In previous generations it was common for a child to run home to complain that she or he had been excluded from a game, or that the owner of the cricket bat had taken it home [thus ending the game] because they refused to accept that they were 'out', or that some fight had become too serious so that someone was hurt, or that the group had descended to name-calling and abuse that had become hurtful. These were all incidents in a session of play between people in who were in direct physical contact with their peer group; and usually the same afternoon the same groups of neighbourhood children would start play again with the relationships between them reset.

In the new generation, abuse, bullying and other offensive behaviour can build up over days, weeks and even months. Suicides are not unique, though mercifully they remain rare: but many thousands of children abuse each other, and receive abuse, online. Though most of this negative behaviour is at the intellectual level of the children; an increasing proportion of it is not. Children can access adult sites [even if their parents think they are barred, the means of getting around censorship are transmitted between open-minded young people] and discover ranges of abuse that extend far beyond pornography.
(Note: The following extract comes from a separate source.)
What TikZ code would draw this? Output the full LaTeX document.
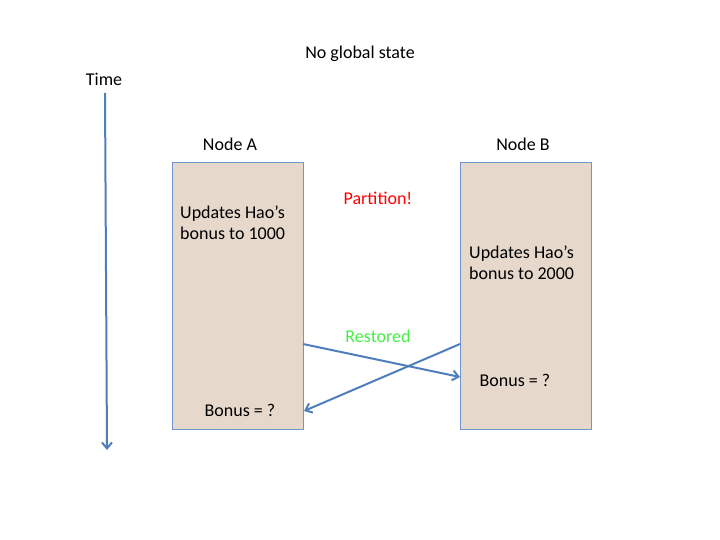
\documentclass[tikz,border=0pt]{standalone}
\usepackage{fontspec}
\setmainfont{Carlito}
\usetikzlibrary{arrows.meta}
\definecolor{boxfill}{HTML}{E6D9CC}
\definecolor{boxline}{HTML}{7097CC}
\definecolor{arrowc}{HTML}{4F7EBD}
\definecolor{grn}{HTML}{44EE44}
\begin{document}
\begin{tikzpicture}[x=1pt,y=-1pt,
  txt/.style={font=\fontsize{18}{21}\selectfont, inner sep=0pt},
  nodebox/.style={draw=boxline, fill=boxfill, line width=0.9pt, minimum width=131pt, minimum height=267pt, inner sep=0pt},
  conn/.style={draw=arrowc, line width=2pt, -{Straight Barb[length=6pt,width=10pt]}}]
\useasboundingbox (0,0) rectangle (720,540);
\node[txt] (title) at (360,54) {No global state};
\node[txt] (time) at (104,79) {Time};
\coordinate (t0) at (105,93);
\coordinate (t1) at (107,450);
\draw[conn] (t0) -- (t1);
\node[nodebox] (A) at (237.5,295.5) {};
\node[nodebox] (B) at (525.5,295.5) {};
\node[txt] (la) at (230,144) {Node A};
\node[txt] (lb) at (523,144) {Node B};
\node[txt, text=red] (part) at (378,198) {Partition!};
\node[txt, align=left, anchor=west] (ua) at (180,222.5) {Updates Hao’s\\bonus to 1000};
\node[txt, align=left, anchor=west] (ub) at (469,262.5) {Updates Hao’s\\bonus to 2000};
\node[txt, text=grn] (rest) at (378,336) {Restored};
\node[txt] (ba) at (240,410) {Bonus = ?};
\node[txt] (bb) at (515,380) {Bonus = ?};
\coordinate (a1) at (303,344);
\coordinate (b1) at (460,377);
\coordinate (b2) at (460,344);
\coordinate (a2) at (304,411);
\draw[conn] (a1) -- (b1);
\draw[conn] (b2) -- (a2);
\end{tikzpicture}
\end{document}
Just as their behaviour towards other real children whom they do not meet in the holidays [or ever] can become abusive, conducted from the privacy of their own rooms and their private devices; so their understanding of the world they live in - both the world of children and the world of adults - is shaped for them individually by what they discover for themselves in the infinite collective memory to which they are able to gain exposure. It is increasingly difficult for any child to be innocent of the dark side of human nature, including their own instincts and interests; but it is easy to conceal what they have learned on the net when parents try to assess their development. Most children are adept actors, especially with the audience that they best understand: their parents; and most children resort to untruth, at least occasionally, which is not always recognised by adult interlocutors. Thus children's world has changed, and is changing ever more quickly. Immature minds can access worlds that could be kept from their parents' generation, and [despite a increasing media coverage of the phenomena] there is very little guidance for teachers, parents and other carers - not least, grandparents - in coping with stubborn silences that mask shameful knowledge.
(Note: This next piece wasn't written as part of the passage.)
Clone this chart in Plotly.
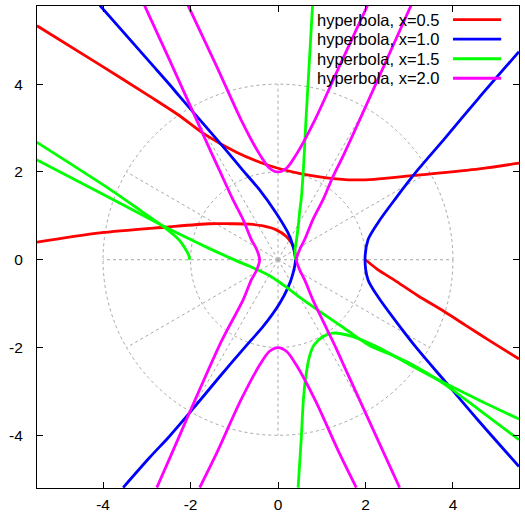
import math
import plotly.graph_objects as go

# ---------------- data ----------------
# red  ("hyperbola, x=0.5")
red_1_x = [-5.51, -4.07, -2.59, -1.56, -1.10, -0.65, -0.34, -0.04, 0.19, 0.31, 0.38, 0.40]
red_1_y = [0.40, 0.61, 0.74, 0.82, 0.82, 0.81, 0.77, 0.68, 0.53, 0.38, 0.19, 0.00]
red_2_x = [-5.51, -4.07, -2.93, -2.25, -1.71, -0.95, -0.19, 0.57, 1.33, 1.60, 2.20, 3.12, 4.60, 5.51]
red_2_y = [5.33, 4.44, 3.72, 3.28, 2.88, 2.45, 2.14, 1.95, 1.84, 1.82, 1.83, 1.92, 2.07, 2.20]
red_3_x = [2.00, 2.25, 2.67, 3.20, 3.80, 4.30, 4.80, 5.51]
red_3_y = [0.00, -0.20, -0.47, -0.82, -1.18, -1.50, -1.82, -2.26]

# blue ("hyperbola, x=1.0")
blue_1_x = [-4.07, -2.93, -2.47, -2.25, -1.71, -1.15, -0.84, -0.42, -0.04, 0.23, 0.34, 0.40,
            0.34, 0.23, 0.04, -0.34, -0.72, -1.33, -2.09, -2.48, -2.93, -3.54]
blue_1_y = [5.79, 4.50, 3.98, 3.72, 3.10, 2.45, 2.08, 1.59, 1.06, 0.61, 0.32, 0.00,
            -0.32, -0.63, -0.99, -1.52, -1.95, -2.66, -3.57, -4.02, -4.50, -5.19]
blue_2_x = [5.51, 4.57, 3.81, 3.20, 2.67, 2.29, 2.06, 1.99, 2.06, 2.29, 2.67, 3.20, 3.81, 4.57, 5.51]
blue_2_y = [4.74, 3.66, 2.76, 2.05, 1.37, 0.85, 0.46, 0.00, -0.46, -0.85, -1.37, -2.05, -2.76, -3.65, -4.71]

# green ("hyperbola, x=1.5")
green_1_x = [0.40, 0.39, 0.43, 0.47, 0.50, 0.53, 0.58, 0.64, 0.71, 0.79]
green_1_y = [0.00, 0.23, 0.50, 0.84, 1.14, 1.37, 2.05, 3.20, 4.40, 5.79]
green_2_x = [0.46, 0.53, 0.58, 0.63, 0.72, 0.82, 1.03, 1.26, 1.71, 2.32, 3.01, 3.81, 4.60, 5.51]
green_2_y = [-5.19, -4.10, -3.20, -2.70, -2.20, -1.95, -1.75, -1.67, -1.75, -2.01, -2.39, -2.81, -3.20, -3.63]
green_3_x = [-5.52, -3.85, -3.14, -2.59, -2.27, -2.12, -2.04, -2.02]
green_3_y = [2.68, 1.61, 1.12, 0.73, 0.46, 0.25, 0.10, 0.00]
green_4_x = [-5.52, -3.85, -2.59, -1.60, -1.05, -0.65, -0.42, -0.20, 0.00, 0.20, 0.50, 0.91,
             1.50, 2.10, 2.60, 3.01, 3.81, 4.60, 5.51]
green_4_y = [2.28, 1.41, 0.75, 0.27, 0.02, -0.15, -0.25, -0.36, -0.49, -0.63, -0.86, -1.15,
             -1.55, -1.96, -2.17, -2.36, -2.84, -3.42, -4.10]

# magenta ("hyperbola, x=2.0")
magenta_1_x = [3.05, 1.52, 1.26, 1.03, 0.80, 0.61, 0.50, 0.42, 0.50, 0.61, 0.80, 1.03, 1.33, 1.52, 2.78]
magenta_1_y = [5.81, 2.43, 1.90, 1.37, 0.92, 0.46, 0.24, 0.00, -0.24, -0.46, -0.92, -1.40, -2.02, -2.44, -5.19]
magenta_2_x = [-3.05, -2.47, -1.52, -1.33, -1.03, -0.80, -0.61, -0.49, -0.42, -0.49, -0.61, -0.80, -1.29, -2.48, -2.77]
magenta_2_y = [5.79, 4.53, 2.43, 2.02, 1.37, 0.92, 0.46, 0.24, 0.00, -0.24, -0.46, -0.92, -1.85, -4.53, -5.19]
magenta_3_x = [-2.06, -1.40, -0.85, -0.42, -0.20, 0.00, 0.20, 0.42, 0.85, 1.40, 2.05]
magenta_3_y = [5.80, 4.40, 3.20, 2.40, 2.09, 2.00, 2.09, 2.40, 3.20, 4.40, 5.80]
magenta_4_x = [-1.79, -1.40, -0.85, -0.42, -0.20, 0.00, 0.20, 0.42, 0.85, 1.40, 1.79]
magenta_4_y = [-5.19, -4.40, -3.20, -2.40, -2.09, -2.00, -2.09, -2.40, -3.20, -4.40, -5.19]

series_names = ["hyperbola, x=0.5", "hyperbola, x=1.0", "hyperbola, x=1.5", "hyperbola, x=2.0"]
series_colors = ["#ff0000", "#0000ff", "#00ff00", "#ff00ff"]

tick_values = [-4, -2, 0, 2, 4]
tick_labels = ["-4", "-2", "0", "2", "4"]
grid_radii = [2, 4]
grid_angles_deg = [0, 30, 60, 90, 120, 150, 180, 210, 240, 270, 300, 330]

# ---------------- figure ----------------
pieces = [
    [(red_1_x, red_1_y), (red_2_x, red_2_y), (red_3_x, red_3_y)],
    [(blue_1_x, blue_1_y), (blue_2_x, blue_2_y)],
    [(green_1_x, green_1_y), (green_2_x, green_2_y), (green_3_x, green_3_y), (green_4_x, green_4_y)],
    [(magenta_1_x, magenta_1_y), (magenta_2_x, magenta_2_y), (magenta_3_x, magenta_3_y), (magenta_4_x, magenta_4_y)],
]

fig = go.Figure()
for color, name, segs in zip(series_colors, series_names, pieces):
    for xs, ys in segs:
        fig.add_trace(go.Scatter(
            x=xs, y=ys, mode="lines", name=name, showlegend=False, hoverinfo="skip",
            line=dict(color=color, width=2.8, shape="spline", smoothing=0.8),
        ))

FONT = "Liberation Sans, Arial, Helvetica, sans-serif"
grid_line = dict(color="#a8a8a8", width=1, dash="dot")
shapes = []
for r in grid_radii:
    shapes.append(dict(type="circle", xref="x", yref="y", x0=-r, y0=-r, x1=r, y1=r,
                       line=grid_line, layer="below"))
rmax = max(grid_radii)
for a in grid_angles_deg:
    t = math.radians(a)
    shapes.append(dict(type="line", xref="x", yref="y", x0=0, y0=0,
                       x1=rmax * math.cos(t), y1=rmax * math.sin(t),
                       line=grid_line, layer="below"))

# gnuplot-style key: text on the left, line sample on the right
annotations = []
key_top, key_step = 0.9716, 0.0405
for i, (name, color) in enumerate(zip(series_names, series_colors)):
    yk = key_top - i * key_step
    annotations.append(dict(xref="paper", yref="paper", x=0.838, y=yk, text=name,
                            showarrow=False, xanchor="right", yanchor="middle",
                            font=dict(family=FONT, size=16.5, color="black")))
    shapes.append(dict(type="line", xref="paper", yref="paper", x0=0.863, x1=0.963,
                       y0=yk, y1=yk, line=dict(color=color, width=2.8)))

axis_common = dict(
    tickvals=tick_values, ticktext=tick_labels, ticks="inside", ticklen=6, tickwidth=1,
    tickcolor="black", showline=True, linecolor="black", linewidth=1, mirror="ticks",
    showgrid=False, zeroline=False, automargin=False,
    tickfont=dict(family=FONT, size=15.5, color="black"),
)
fig.update_layout(
    width=525, height=517, autosize=False,
    margin=dict(l=37, r=6, t=6, b=29, pad=0),
    paper_bgcolor="white", plot_bgcolor="white",
    xaxis=dict(range=[-5.51, 5.51], ticklabelstandoff=2, **axis_common),
    yaxis=dict(range=[-5.2, 5.78], ticklabelstandoff=10, **axis_common),
    shapes=shapes, annotations=annotations, showlegend=False,
)

fig.write_html("out.html", config={"displayModeBar": False},
               post_script="document.body.style.margin='0';document.body.style.overflow='hidden';")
Thus is growing up a generation of economic decision-takers whose base in knowledge and in on-line experience is utterly different from that of adults who emerged into society in the nineteen-seventies. There are many good signs: smoking and drinking heavily are taboo - except for the minorities who descend into dangerous substance abuse. Young people are polite and helpful, in general: but does this mask their real attitude to society and to their elders, as formulated in the privacy that lies behind their passwords? These questions will be of fundamental importance to the economy, as a new pattern of consumer preferences comes to predominate. I am prepared to bet that they will take the reality of economic life ever further away from the simplistic supply-and-demand models on which the Econocracy have built their elaborate superstructure.